Stated problem -> Everything from the line containing "Give me the Altair source for this chart." through the line containing "import pandas as pd" should be repeated exactly, and nothing else from the data.
[begin Extracted data]
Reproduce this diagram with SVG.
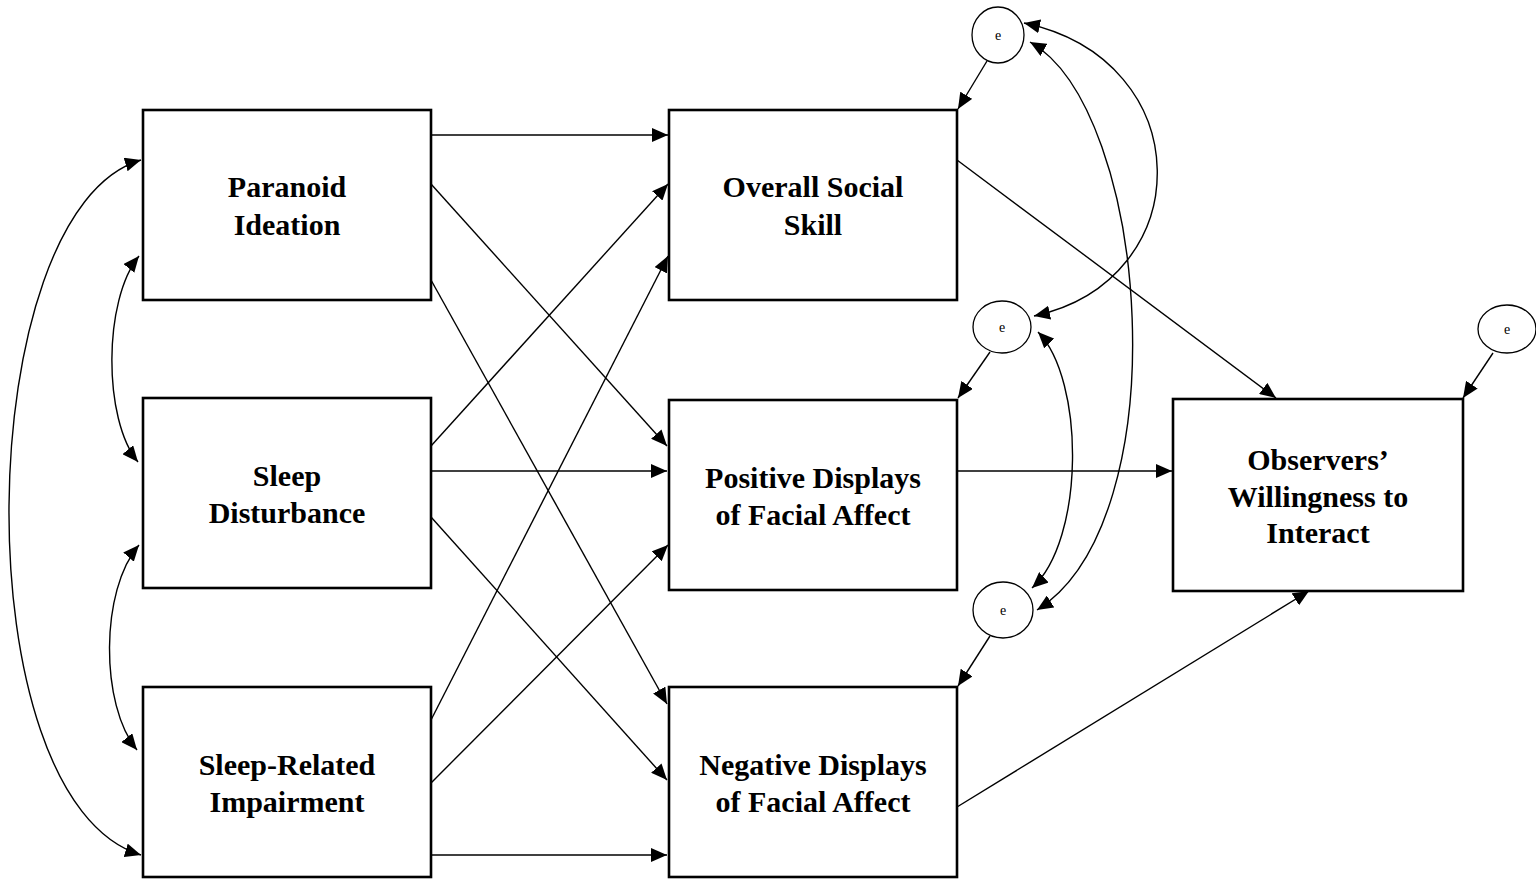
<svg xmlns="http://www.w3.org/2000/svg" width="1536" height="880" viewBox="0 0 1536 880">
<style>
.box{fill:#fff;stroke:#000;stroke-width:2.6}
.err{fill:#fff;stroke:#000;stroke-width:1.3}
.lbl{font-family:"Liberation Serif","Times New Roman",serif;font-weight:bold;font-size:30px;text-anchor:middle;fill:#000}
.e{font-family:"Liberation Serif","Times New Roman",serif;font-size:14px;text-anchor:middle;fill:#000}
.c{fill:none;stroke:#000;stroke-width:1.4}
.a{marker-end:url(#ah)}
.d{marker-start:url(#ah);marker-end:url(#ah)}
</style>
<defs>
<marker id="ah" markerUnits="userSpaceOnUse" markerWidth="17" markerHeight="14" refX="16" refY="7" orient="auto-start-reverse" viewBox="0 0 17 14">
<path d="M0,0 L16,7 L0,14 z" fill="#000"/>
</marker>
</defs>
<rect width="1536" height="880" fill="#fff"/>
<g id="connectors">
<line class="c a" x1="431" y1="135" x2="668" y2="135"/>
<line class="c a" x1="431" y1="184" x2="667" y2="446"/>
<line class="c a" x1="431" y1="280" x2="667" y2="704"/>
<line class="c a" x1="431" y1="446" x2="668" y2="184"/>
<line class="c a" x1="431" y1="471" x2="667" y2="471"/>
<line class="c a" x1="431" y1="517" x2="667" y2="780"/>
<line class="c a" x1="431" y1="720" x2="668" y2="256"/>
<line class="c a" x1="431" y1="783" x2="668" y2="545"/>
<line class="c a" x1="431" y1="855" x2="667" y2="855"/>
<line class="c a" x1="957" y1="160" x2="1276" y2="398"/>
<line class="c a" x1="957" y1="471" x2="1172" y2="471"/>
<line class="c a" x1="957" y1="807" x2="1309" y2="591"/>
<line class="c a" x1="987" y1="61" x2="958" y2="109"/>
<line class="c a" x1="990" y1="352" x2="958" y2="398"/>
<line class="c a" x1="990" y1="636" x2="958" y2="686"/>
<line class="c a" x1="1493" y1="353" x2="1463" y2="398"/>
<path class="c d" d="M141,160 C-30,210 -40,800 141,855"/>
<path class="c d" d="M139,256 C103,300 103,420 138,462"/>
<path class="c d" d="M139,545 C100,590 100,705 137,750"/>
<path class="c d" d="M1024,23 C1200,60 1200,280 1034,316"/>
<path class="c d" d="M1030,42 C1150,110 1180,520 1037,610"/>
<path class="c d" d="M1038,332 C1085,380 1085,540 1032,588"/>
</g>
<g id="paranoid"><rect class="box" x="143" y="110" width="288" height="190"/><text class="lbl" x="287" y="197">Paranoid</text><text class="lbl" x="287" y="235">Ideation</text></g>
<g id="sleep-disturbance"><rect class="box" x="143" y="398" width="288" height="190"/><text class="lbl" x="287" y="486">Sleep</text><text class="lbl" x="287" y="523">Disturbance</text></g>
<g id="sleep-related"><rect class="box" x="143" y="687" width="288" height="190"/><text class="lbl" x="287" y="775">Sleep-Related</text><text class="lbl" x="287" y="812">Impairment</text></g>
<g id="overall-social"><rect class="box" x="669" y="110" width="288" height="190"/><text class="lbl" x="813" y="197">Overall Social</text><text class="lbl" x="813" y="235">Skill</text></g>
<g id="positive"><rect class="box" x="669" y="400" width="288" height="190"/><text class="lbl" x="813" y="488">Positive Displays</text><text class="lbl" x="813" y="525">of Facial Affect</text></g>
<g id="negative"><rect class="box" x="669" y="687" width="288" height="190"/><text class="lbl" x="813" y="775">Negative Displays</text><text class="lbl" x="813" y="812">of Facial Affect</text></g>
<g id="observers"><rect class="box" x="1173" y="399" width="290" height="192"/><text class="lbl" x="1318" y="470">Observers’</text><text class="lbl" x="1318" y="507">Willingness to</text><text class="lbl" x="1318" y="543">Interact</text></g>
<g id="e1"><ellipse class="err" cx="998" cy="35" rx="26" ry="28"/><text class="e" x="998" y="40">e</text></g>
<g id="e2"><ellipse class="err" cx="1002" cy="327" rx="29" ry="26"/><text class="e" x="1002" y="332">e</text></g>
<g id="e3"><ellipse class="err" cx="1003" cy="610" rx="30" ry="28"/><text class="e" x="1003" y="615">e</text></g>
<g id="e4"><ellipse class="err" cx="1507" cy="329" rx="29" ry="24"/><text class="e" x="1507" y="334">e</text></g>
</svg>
[end Extracted data]
[begin Extracted data]
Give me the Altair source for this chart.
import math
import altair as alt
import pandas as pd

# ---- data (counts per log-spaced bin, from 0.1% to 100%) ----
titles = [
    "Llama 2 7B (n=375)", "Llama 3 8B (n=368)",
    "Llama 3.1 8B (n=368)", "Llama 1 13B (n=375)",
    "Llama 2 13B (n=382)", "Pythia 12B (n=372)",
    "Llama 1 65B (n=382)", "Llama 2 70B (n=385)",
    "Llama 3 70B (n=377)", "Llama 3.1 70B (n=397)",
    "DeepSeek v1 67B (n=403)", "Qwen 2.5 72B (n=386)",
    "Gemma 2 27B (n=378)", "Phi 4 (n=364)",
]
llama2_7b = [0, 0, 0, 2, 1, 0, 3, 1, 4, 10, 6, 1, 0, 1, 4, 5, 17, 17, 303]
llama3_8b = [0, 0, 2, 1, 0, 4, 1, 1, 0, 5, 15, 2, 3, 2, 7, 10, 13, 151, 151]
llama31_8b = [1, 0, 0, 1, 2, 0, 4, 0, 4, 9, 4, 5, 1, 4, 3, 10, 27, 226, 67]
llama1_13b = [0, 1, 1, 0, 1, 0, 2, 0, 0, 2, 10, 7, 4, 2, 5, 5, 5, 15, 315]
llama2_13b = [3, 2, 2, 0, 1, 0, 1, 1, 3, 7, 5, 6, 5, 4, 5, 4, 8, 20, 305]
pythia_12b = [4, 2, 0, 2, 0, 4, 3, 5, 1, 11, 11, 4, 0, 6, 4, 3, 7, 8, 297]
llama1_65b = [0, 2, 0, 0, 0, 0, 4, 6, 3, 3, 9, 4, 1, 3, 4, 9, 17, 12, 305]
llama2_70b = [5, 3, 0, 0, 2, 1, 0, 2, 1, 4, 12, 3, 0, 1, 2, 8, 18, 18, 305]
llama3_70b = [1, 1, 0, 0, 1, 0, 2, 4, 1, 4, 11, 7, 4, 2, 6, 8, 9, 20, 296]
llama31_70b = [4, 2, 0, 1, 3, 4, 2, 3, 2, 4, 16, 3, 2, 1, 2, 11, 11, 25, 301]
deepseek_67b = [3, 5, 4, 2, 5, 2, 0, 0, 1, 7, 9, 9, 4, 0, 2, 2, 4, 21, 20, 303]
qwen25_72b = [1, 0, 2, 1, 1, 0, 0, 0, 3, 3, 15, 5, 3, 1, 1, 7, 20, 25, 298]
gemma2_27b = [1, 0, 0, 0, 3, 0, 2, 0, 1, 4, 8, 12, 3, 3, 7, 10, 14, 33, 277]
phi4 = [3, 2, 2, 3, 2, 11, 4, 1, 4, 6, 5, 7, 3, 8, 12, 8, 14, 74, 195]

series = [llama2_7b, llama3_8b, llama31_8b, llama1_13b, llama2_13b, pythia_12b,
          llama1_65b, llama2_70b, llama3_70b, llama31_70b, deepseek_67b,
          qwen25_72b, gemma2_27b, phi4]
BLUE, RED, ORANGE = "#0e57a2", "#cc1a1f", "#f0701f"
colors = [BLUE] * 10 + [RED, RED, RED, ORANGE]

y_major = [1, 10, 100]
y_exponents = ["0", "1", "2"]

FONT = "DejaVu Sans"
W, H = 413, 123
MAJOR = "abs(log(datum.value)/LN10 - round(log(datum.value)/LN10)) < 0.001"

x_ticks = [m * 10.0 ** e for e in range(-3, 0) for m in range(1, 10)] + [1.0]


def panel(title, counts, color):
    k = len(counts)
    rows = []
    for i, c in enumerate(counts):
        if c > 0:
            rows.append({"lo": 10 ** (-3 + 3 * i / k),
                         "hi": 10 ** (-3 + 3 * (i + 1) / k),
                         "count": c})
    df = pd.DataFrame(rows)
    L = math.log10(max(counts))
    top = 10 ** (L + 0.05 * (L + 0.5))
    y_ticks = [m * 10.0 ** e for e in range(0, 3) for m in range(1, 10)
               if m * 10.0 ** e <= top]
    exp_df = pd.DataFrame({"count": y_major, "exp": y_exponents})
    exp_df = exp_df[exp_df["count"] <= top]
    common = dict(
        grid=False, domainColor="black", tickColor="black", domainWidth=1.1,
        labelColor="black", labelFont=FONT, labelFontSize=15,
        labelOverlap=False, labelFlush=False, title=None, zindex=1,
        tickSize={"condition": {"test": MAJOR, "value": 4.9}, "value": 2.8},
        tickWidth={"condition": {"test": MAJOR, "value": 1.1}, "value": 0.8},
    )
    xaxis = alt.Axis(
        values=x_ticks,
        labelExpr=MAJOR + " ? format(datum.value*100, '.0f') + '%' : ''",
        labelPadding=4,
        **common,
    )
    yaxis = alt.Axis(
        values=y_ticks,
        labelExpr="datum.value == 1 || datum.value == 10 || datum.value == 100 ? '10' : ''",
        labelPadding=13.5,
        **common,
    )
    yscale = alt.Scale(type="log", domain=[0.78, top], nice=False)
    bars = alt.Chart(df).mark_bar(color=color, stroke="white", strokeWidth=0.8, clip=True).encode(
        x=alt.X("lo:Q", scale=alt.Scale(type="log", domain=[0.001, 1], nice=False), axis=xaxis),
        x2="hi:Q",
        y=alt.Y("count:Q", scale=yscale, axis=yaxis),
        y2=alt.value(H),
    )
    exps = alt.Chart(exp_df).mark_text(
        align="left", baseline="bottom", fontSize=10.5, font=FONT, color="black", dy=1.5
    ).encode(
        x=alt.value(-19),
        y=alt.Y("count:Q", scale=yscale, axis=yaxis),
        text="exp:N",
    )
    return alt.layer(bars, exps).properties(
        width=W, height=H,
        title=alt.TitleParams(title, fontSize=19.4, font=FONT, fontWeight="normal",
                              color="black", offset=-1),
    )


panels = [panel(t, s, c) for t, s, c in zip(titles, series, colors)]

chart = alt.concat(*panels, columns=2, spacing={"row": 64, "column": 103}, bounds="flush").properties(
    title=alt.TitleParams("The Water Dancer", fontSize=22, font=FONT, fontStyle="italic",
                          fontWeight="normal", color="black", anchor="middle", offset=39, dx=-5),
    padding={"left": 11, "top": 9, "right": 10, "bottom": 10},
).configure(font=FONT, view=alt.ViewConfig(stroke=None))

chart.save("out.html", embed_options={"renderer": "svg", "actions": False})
[end Extracted data]
[begin Extracted data]
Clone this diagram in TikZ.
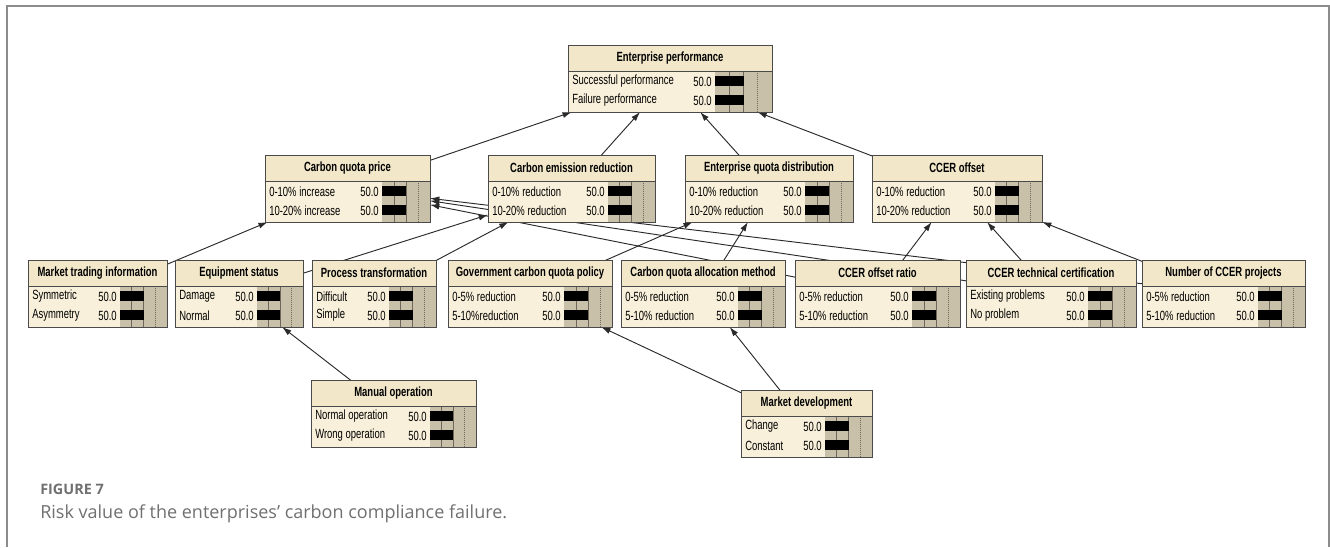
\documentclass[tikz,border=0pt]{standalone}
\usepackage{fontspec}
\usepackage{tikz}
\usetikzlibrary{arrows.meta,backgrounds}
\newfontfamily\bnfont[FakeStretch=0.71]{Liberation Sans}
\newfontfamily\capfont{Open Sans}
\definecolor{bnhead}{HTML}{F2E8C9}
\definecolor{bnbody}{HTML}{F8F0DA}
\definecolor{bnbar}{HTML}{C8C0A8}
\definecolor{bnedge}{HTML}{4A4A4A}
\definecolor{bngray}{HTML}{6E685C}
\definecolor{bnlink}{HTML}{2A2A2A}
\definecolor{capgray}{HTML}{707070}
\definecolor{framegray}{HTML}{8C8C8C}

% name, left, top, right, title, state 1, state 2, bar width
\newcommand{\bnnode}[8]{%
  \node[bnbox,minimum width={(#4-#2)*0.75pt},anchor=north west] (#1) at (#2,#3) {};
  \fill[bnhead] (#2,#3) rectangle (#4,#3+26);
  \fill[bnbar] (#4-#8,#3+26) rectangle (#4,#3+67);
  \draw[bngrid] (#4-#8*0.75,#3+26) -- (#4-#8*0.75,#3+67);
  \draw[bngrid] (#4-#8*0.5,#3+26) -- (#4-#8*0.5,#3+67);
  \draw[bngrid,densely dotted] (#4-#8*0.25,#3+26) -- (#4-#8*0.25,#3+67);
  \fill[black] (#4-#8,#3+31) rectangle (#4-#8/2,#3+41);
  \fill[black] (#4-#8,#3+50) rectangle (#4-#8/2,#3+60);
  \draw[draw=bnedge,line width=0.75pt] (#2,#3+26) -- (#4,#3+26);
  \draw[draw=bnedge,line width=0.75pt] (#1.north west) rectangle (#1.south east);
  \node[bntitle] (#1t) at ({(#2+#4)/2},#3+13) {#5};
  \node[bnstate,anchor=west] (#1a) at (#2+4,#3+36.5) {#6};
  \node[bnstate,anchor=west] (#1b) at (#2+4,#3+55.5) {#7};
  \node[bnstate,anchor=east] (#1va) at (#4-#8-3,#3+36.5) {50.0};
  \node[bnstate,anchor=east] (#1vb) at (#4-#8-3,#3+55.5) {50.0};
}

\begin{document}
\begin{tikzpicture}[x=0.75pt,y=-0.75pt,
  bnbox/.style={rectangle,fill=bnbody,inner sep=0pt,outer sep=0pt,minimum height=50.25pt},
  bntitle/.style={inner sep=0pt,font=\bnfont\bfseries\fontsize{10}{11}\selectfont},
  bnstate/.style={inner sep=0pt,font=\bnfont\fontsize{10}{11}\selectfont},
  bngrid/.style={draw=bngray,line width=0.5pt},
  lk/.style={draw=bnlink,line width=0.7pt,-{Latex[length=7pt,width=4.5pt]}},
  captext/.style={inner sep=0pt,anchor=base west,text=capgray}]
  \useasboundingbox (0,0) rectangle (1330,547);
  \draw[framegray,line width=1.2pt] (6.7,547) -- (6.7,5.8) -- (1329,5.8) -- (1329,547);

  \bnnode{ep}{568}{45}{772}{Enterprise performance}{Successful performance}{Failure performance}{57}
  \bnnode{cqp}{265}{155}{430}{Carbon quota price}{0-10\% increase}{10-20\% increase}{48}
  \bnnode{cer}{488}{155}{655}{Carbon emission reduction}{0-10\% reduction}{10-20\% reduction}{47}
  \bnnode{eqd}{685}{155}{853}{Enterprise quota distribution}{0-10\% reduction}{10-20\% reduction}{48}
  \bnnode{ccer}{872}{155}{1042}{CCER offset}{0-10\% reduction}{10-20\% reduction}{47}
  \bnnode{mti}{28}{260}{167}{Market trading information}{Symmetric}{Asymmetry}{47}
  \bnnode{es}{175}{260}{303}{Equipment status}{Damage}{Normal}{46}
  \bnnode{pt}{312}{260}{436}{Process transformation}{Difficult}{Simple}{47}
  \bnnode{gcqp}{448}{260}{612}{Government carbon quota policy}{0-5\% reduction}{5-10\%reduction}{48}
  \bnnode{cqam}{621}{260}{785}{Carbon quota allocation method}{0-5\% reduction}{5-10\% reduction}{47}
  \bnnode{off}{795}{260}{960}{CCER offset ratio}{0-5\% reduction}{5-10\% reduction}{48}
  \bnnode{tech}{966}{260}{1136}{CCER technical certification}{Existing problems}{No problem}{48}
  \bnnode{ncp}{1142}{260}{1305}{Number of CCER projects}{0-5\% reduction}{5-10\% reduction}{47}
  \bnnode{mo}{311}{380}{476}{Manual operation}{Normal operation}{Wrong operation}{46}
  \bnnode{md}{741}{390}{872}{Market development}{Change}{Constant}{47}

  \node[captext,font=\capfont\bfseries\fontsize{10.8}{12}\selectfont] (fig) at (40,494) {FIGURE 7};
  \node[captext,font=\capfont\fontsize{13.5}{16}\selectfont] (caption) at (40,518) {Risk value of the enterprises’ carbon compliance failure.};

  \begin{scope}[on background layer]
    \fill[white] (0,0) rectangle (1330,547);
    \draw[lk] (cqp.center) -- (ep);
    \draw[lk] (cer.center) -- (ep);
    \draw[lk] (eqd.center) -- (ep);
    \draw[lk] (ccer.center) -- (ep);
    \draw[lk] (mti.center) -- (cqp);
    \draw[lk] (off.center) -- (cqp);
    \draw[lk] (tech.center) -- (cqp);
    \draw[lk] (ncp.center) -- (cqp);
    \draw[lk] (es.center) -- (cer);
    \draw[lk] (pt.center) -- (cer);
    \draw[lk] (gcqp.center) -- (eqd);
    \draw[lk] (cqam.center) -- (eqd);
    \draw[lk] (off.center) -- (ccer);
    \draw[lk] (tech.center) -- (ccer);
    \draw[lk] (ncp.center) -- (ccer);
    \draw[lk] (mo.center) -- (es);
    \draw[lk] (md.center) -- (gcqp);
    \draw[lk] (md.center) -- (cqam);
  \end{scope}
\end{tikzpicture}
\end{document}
[end Extracted data]
Written response ->
Give me the Altair source for this chart.
import math
import altair as alt
import pandas as pd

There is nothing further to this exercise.